La autoflagelación, el catastrofismo, no aportan ni sentido crítico para actuar sobre las carencias de una sociedad que es evidente que las tiene, ni contribuyen a la lucidez con la que tiene que afrontarse el debate público. En España hay pobreza, el sistema educativo no rinde lo que sería exigible para promover la movilidad y las oportunidades, el paro se mantiene en niveles con los que no debemos convivir, los episodios de corrupción han erosionado profundamente la confianza en las instituciones y la cohesión nacional se encuentra desafiada. Todo eso es cierto, pero ofrece una parte limitada de la realidad y necesitada de importantes precisiones.

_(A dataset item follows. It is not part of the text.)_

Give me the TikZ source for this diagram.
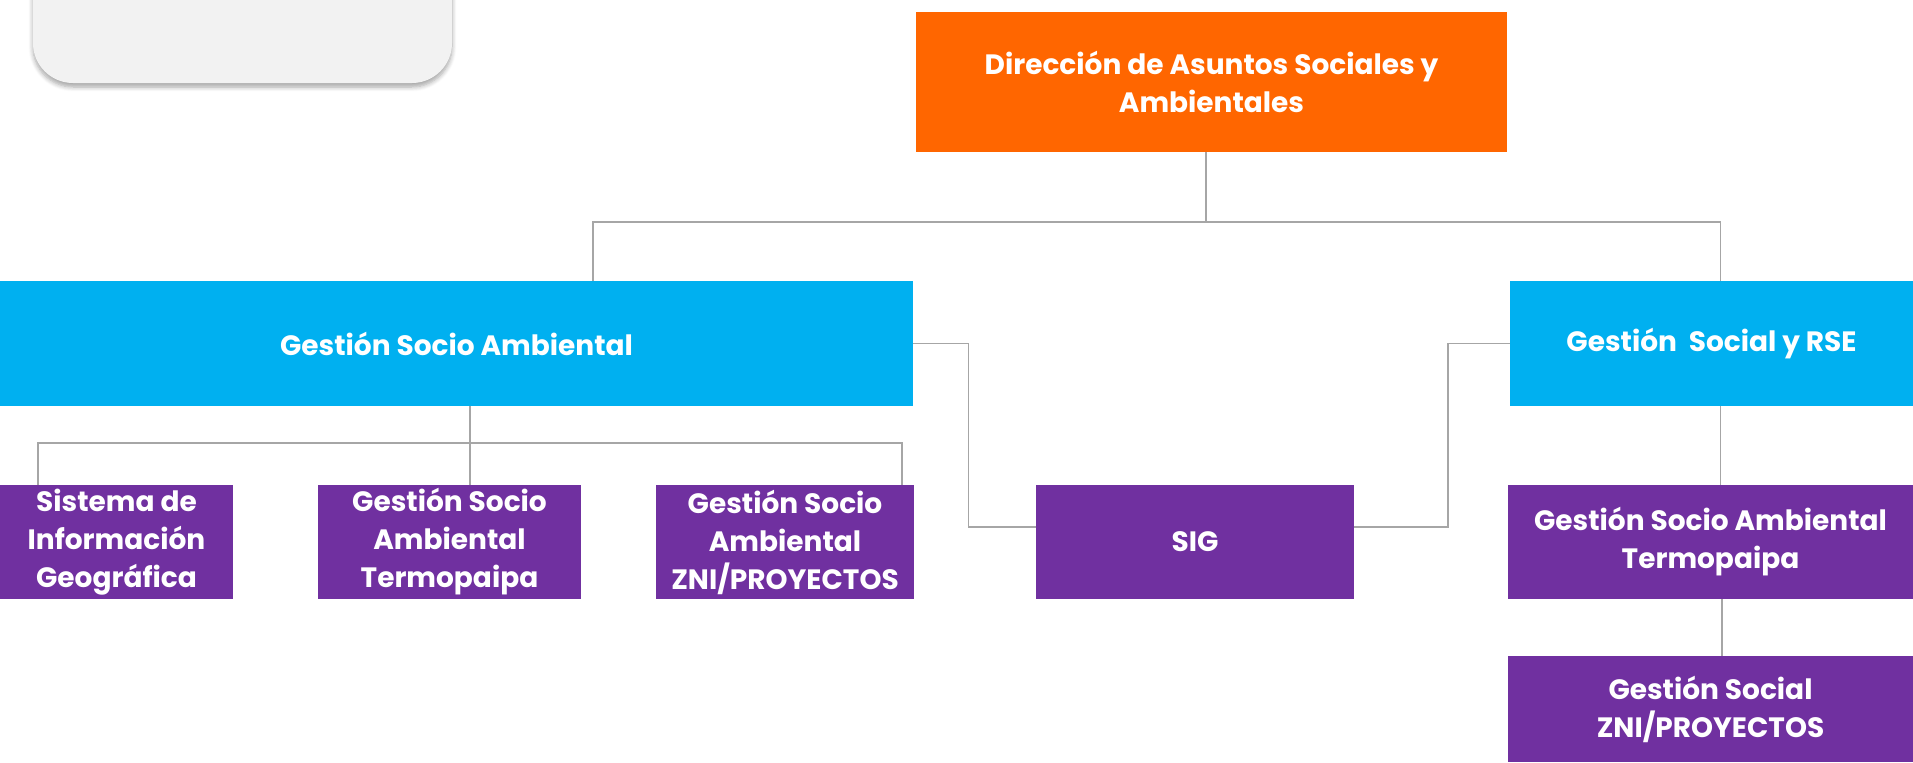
\documentclass[tikz,border=0pt]{standalone}
\usepackage{fontspec}
\setmainfont{Poppins}
\usepackage{tikz}
\usetikzlibrary{calc,shadows.blur}

\definecolor{dirorange}{HTML}{FF6600}
\definecolor{areacyan}{HTML}{00B0F0}
\definecolor{unitpurple}{HTML}{7030A0}
\definecolor{panelgray}{HTML}{F2F2F2}
\definecolor{linkgray}{HTML}{A6A6A6}

\tikzset{
	orgbox/.style={inner sep=0pt, align=center, text=white,
		font=\fontsize{14}{19}\selectfont\bfseries},
	dirbox/.style={orgbox, fill=dirorange},
	areabox/.style={orgbox, fill=areacyan, minimum height=62.5pt},
	unitbox/.style={orgbox, fill=unitpurple, minimum height=57pt},
	link/.style={draw=linkgray, line width=0.9pt},
}

\begin{document}
\begin{tikzpicture}[x=0.5pt,y=-0.5pt] %
				\useasboundingbox (0,0) rectangle (1913,762);
				\clip (0,0) rectangle (1913,762);
				
				% Panel
				\path[fill=panelgray, rounded corners=20pt,
					blur shadow={shadow xshift=0pt, shadow yshift=-2pt, shadow opacity=35, shadow blur steps=6}]
					(33,-60) rectangle (452,83);
				
				% Center
				\node[dirbox, minimum width=295.5pt, minimum height=70pt] (dir) at (1211.5,82) {Dirección de Asuntos Sociales y\\Ambientales};
				\node[areabox, minimum width=456.5pt] (gsa) at (456.5,343.5) {Gestión Socio Ambiental};
				\node[areabox, minimum width=201.5pt] (gsr) at (1711.5,343.5) {Gestión\ \ Social y RSE};
				
				% Units
				\node[unitbox, minimum width=116.5pt] (sinfo) at (116.5,542) {Sistema de\\Información\\Geográfica};
				\node[unitbox, minimum width=131.5pt] (gsatermo) at (449.5,542) {Gestión Socio\\Ambiental\\Termopaipa};
				\node[unitbox, minimum width=129pt] (gsazni) at (785,542) {Gestión Socio\\Ambiental\\ZNI/PROYECTOS};
				\node[unitbox, minimum width=159pt] (sig) at (1195,542) {SIG};
				\node[unitbox, minimum width=202.5pt] (gsrtermo) at (1710.5,542) {Gestión Socio Ambiental\\Termopaipa};
				\node[unitbox, minimum width=202.5pt, minimum height=53pt] (gsrzni) at (1710.5,709) {Gestión Social\\ ZNI/PROYECTOS};
				
				% Links
				\coordinate (topbus) at (1206,222);
				\coordinate (lowbus) at (470,443);
				\draw[link] (dir.south -| topbus) -- (topbus);
				\draw[link] (topbus) -| ($(gsa.north)+(136.5,0)$);
				\draw[link] (topbus) -| ($(gsr.north)+(9,0)$);
				\draw[link] (gsa.south -| lowbus) -- (lowbus);
				\draw[link] (lowbus) -| ($(sinfo.north)+(-78.5,0)$);
				\draw[link] (lowbus) -- ($(gsatermo.north)+(20.5,0)$);
				\draw[link] (lowbus) -| ($(gsazni.north)+(117,0)$);
				\draw[link] (gsa.east) -- ++(55,0) |- ($(sig.west)+(0,-15)$);
				\draw[link] (gsr.west) -- ++(-62,0) |- ($(sig.east)+(0,-15)$);
				\draw[link] ($(gsr.south)+(9,0)$) -- ($(gsrtermo.north)+(10,0)$);
				\draw[link] ($(gsrtermo.south)+(11.5,0)$) -- ($(gsrzni.north)+(11.5,0)$);
			\end{tikzpicture}
\end{document}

Y no es menos cierto que la red de seguridad de nuestro modelo de bienestar ha aguantado el impacto de la peor recesión de la que hay memoria viva, que la solidaridad ha funcionado, y que los peores augurios de quiebra social han quedado desmentidos sistemáticamente. Estamos en momentos en los que la ciudadanía soporta la presión que ejercen sobre ella los extremos radicales, pero resiste sin entregarse masivamente a discursos demagógicos, aislacionistas o antieuropeos como ha ocurrido en otros países de larga tradición democrática. Los riesgos de desestabilización que desea el independentismo catalán no pueden ignorarse, pero en el Tribunal Supremo se sigue un juicio con todas las garantías y máxima publicidad en el que el Estado de derecho exige responsabilidades, lo que ocurre con la solemne normalidad que las grandes instituciones despliegan en los momentos en que son puestas a prueba. Hay muchos motivos para la preocupación, pero no los hay para que el negro acapare el retrato de nuestra realidad. No hay razones para la autocomplacencia y el descuido, pero tampoco las hay para incurrir en la visión de España como la eterna excepción negativa en Europa. Entre la despreocupación y el catastrofismo, hay una actitud responsable, la de ocuparse de las cosas que importan con la dosis adecuada de autoestima colectiva que es una sana expresión de confianza.